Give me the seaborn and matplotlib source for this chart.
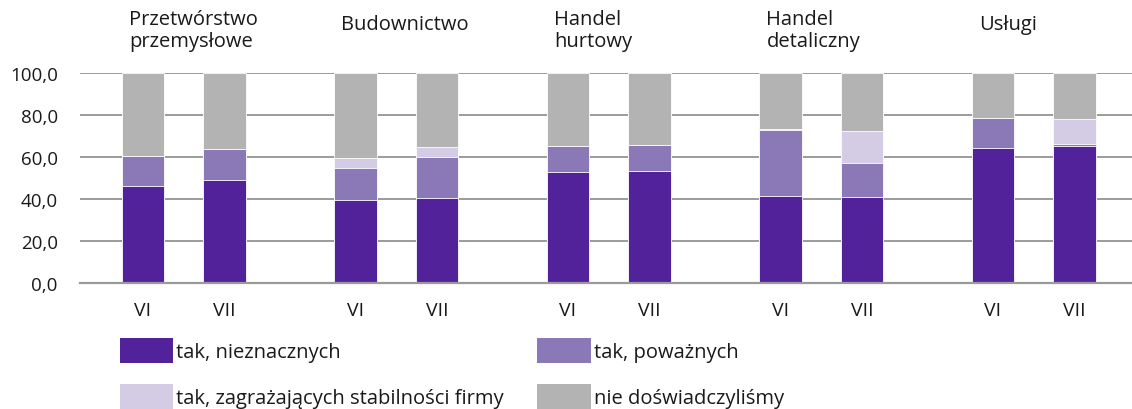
import matplotlib
matplotlib.use("Agg")
import matplotlib.pyplot as plt
from matplotlib.patches import Patch
import numpy as np
import pandas as pd
import seaborn as sns

# ---- data ----
sectors = ["Przetwórstwo\nprzemysłowe", "Budownictwo", "Handel\nhurtowy", "Handel\ndetaliczny", "Usługi"]
months = ["VI", "VII"]
series_names = ["tak, nieznacznych", "tak, poważnych",
                "tak, zagrażających stabilności firmy", "nie doświadczyliśmy"]
# values per bar, order: sector x month (VI, VII)
minor = [46.1, 49.0, 39.5, 40.5, 52.9, 53.4, 41.4, 41.0, 64.4, 65.4]
serious = [14.3, 14.6, 15.5, 19.5, 12.5, 12.5, 31.3, 16.2, 14.1, 0.8]
threat = [0.0, 0.0, 4.5, 4.6, 0.0, 0.0, 0.6, 15.0, 0.0, 11.8]
none_ = [39.6, 36.4, 40.5, 35.4, 34.6, 34.1, 26.7, 27.8, 21.5, 22.0]

colors = ["#52229A", "#8B79B7", "#D4CBE5", "#B3B3B3"]

# ---- layout ----
W, H = 1132, 410
FAM = ["Open Sans", "DejaVu Sans"]
sns.set_theme(style="white")
plt.rcParams["font.family"] = FAM

fig = plt.figure(figsize=(W / 100, H / 100), dpi=100)
ax = fig.add_axes([80 / W, 1 - 284 / H, (W - 80) / W, 210 / H])

group_step = 2.607
pos = [g * group_step + j for g in range(len(sectors)) for j in range(len(months))]
labels = [m for _ in sectors for m in months]

stack = np.vstack([minor, serious, threat, none_])
cum = np.cumsum(stack, axis=0)

df = pd.DataFrame({"x": np.round(pos, 3)})
for k in range(4):
    df[f"c{k}"] = cum[k]

for k in range(3, -1, -1):
    sns.barplot(data=df, x="x", y=f"c{k}", native_scale=True, width=0.52,
                color=colors[k], saturation=1, edgecolor="white", linewidth=0.6,
                errorbar=None, ax=ax, zorder=3)

XL, XR = -0.773, 12.135
ax.set_xlim(XL, XR)
ax.set_ylim(0, 100)
yt = [0, 20, 40, 60, 80, 100]
ax.set_yticks(yt)
ax.set_yticklabels([f"{v:.1f}".replace(".", ",") for v in yt])
ax.set_xticks(pos)
ax.set_xticklabels(labels)
for t in ax.get_yticklabels():
    t.set_fontfamily(FAM)
    t.set_fontsize(13.5)
    t.set_color("#1a1a1a")
for t in ax.get_xticklabels():
    t.set_fontfamily(FAM)
    t.set_fontsize(14)
    t.set_color("#1a1a1a")
ax.tick_params(axis="both", length=0)
ax.tick_params(axis="x", pad=13)
ax.tick_params(axis="y", pad=16)
ax.set_xlabel("")
ax.set_ylabel("")
ax.yaxis.grid(True, color="#808080", linewidth=1.1, zorder=0)
ax.set_axisbelow(True)
for s in ["top", "right", "left"]:
    ax.spines[s].set_visible(False)
ax.spines["bottom"].set_color("#9a9a9a")
ax.spines["bottom"].set_linewidth(1.6)
ax.spines["bottom"].set_zorder(4)

# sector titles
for g, name in enumerate(sectors):
    xpix = 80 + (pos[2 * g] - XL) / (XR - XL) * (W - 80) - 21 + 7
    two = "\n" in name
    ypix = 10 if two else 15
    fig.text(xpix / W, 1 - ypix / H, name, fontsize=14.5, color="#1a1a1a",
             ha="left", va="top", linespacing=1.12, family=FAM)

handles = [Patch(facecolor=c, edgecolor="none") for c in colors]
order = [0, 2, 1, 3]
fig.legend([handles[i] for i in order], [series_names[i] for i in order],
           loc="upper left", bbox_to_anchor=(120 / W, 1 - 339 / H), ncol=2,
           frameon=False, prop={"family": FAM, "size": 14.5},
           handlelength=2.65, handleheight=1.55, handletextpad=0.15,
           columnspacing=1.65, labelspacing=1.03, borderpad=0, borderaxespad=0,
           labelcolor="#1a1a1a")

fig.savefig("out.png", dpi=100)
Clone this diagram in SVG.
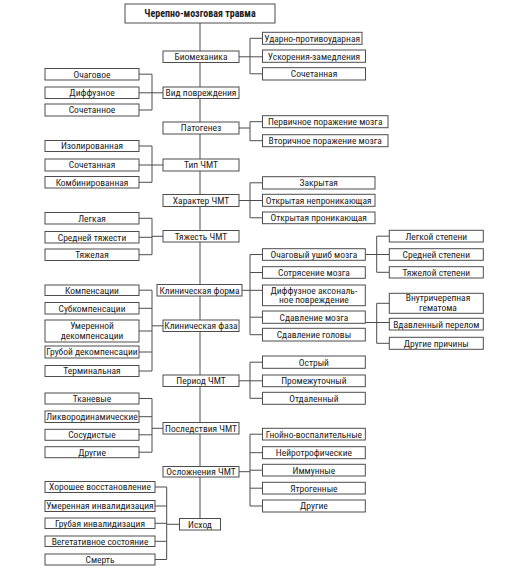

> Set task:
In your copy, leave out the pictures and reproduce the material above exactly.

> Result below:
Give me the seaborn and matplotlib source for this chart.
import matplotlib
matplotlib.use("Agg")
import matplotlib.pyplot as plt
from matplotlib.patches import Patch
import numpy as np
import pandas as pd
import seaborn as sns

# ---- data ----
sectors = ["Przetwórstwo\nprzemysłowe", "Budownictwo", "Handel\nhurtowy", "Handel\ndetaliczny", "Usługi"]
months = ["VI", "VII"]
series_names = ["tak, nieznacznych", "tak, poważnych",
                "tak, zagrażających stabilności firmy", "nie doświadczyliśmy"]
# values per bar, order: sector x month (VI, VII)
minor = [46.1, 49.0, 39.5, 40.5, 52.9, 53.4, 41.4, 41.0, 64.4, 65.4]
serious = [14.3, 14.6, 15.5, 19.5, 12.5, 12.5, 31.3, 16.2, 14.1, 0.8]
threat = [0.0, 0.0, 4.5, 4.6, 0.0, 0.0, 0.6, 15.0, 0.0, 11.8]
none_ = [39.6, 36.4, 40.5, 35.4, 34.6, 34.1, 26.7, 27.8, 21.5, 22.0]

colors = ["#52229A", "#8B79B7", "#D4CBE5", "#B3B3B3"]

# ---- layout ----
W, H = 1132, 410
FAM = ["Open Sans", "DejaVu Sans"]
sns.set_theme(style="white")
plt.rcParams["font.family"] = FAM

fig = plt.figure(figsize=(W / 100, H / 100), dpi=100)
ax = fig.add_axes([80 / W, 1 - 284 / H, (W - 80) / W, 210 / H])

group_step = 2.607
pos = [g * group_step + j for g in range(len(sectors)) for j in range(len(months))]
labels = [m for _ in sectors for m in months]

stack = np.vstack([minor, serious, threat, none_])
cum = np.cumsum(stack, axis=0)

df = pd.DataFrame({"x": np.round(pos, 3)})
for k in range(4):
    df[f"c{k}"] = cum[k]

for k in range(3, -1, -1):
    sns.barplot(data=df, x="x", y=f"c{k}", native_scale=True, width=0.52,
                color=colors[k], saturation=1, edgecolor="white", linewidth=0.6,
                errorbar=None, ax=ax, zorder=3)

XL, XR = -0.773, 12.135
ax.set_xlim(XL, XR)
ax.set_ylim(0, 100)
yt = [0, 20, 40, 60, 80, 100]
ax.set_yticks(yt)
ax.set_yticklabels([f"{v:.1f}".replace(".", ",") for v in yt])
ax.set_xticks(pos)
ax.set_xticklabels(labels)
for t in ax.get_yticklabels():
    t.set_fontfamily(FAM)
    t.set_fontsize(13.5)
    t.set_color("#1a1a1a")
for t in ax.get_xticklabels():
    t.set_fontfamily(FAM)
    t.set_fontsize(14)
    t.set_color("#1a1a1a")
ax.tick_params(axis="both", length=0)
ax.tick_params(axis="x", pad=13)
ax.tick_params(axis="y", pad=16)
ax.set_xlabel("")
ax.set_ylabel("")
ax.yaxis.grid(True, color="#808080", linewidth=1.1, zorder=0)
ax.set_axisbelow(True)
for s in ["top", "right", "left"]:
    ax.spines[s].set_visible(False)
ax.spines["bottom"].set_color("#9a9a9a")
ax.spines["bottom"].set_linewidth(1.6)
ax.spines["bottom"].set_zorder(4)

# sector titles
for g, name in enumerate(sectors):
    xpix = 80 + (pos[2 * g] - XL) / (XR - XL) * (W - 80) - 21 + 7
    two = "\n" in name
    ypix = 10 if two else 15
    fig.text(xpix / W, 1 - ypix / H, name, fontsize=14.5, color="#1a1a1a",
             ha="left", va="top", linespacing=1.12, family=FAM)

handles = [Patch(facecolor=c, edgecolor="none") for c in colors]
order = [0, 2, 1, 3]
fig.legend([handles[i] for i in order], [series_names[i] for i in order],
           loc="upper left", bbox_to_anchor=(120 / W, 1 - 339 / H), ncol=2,
           frameon=False, prop={"family": FAM, "size": 14.5},
           handlelength=2.65, handleheight=1.55, handletextpad=0.15,
           columnspacing=1.65, labelspacing=1.03, borderpad=0, borderaxespad=0,
           labelcolor="#1a1a1a")

fig.savefig("out.png", dpi=100)
Clone this diagram in SVG.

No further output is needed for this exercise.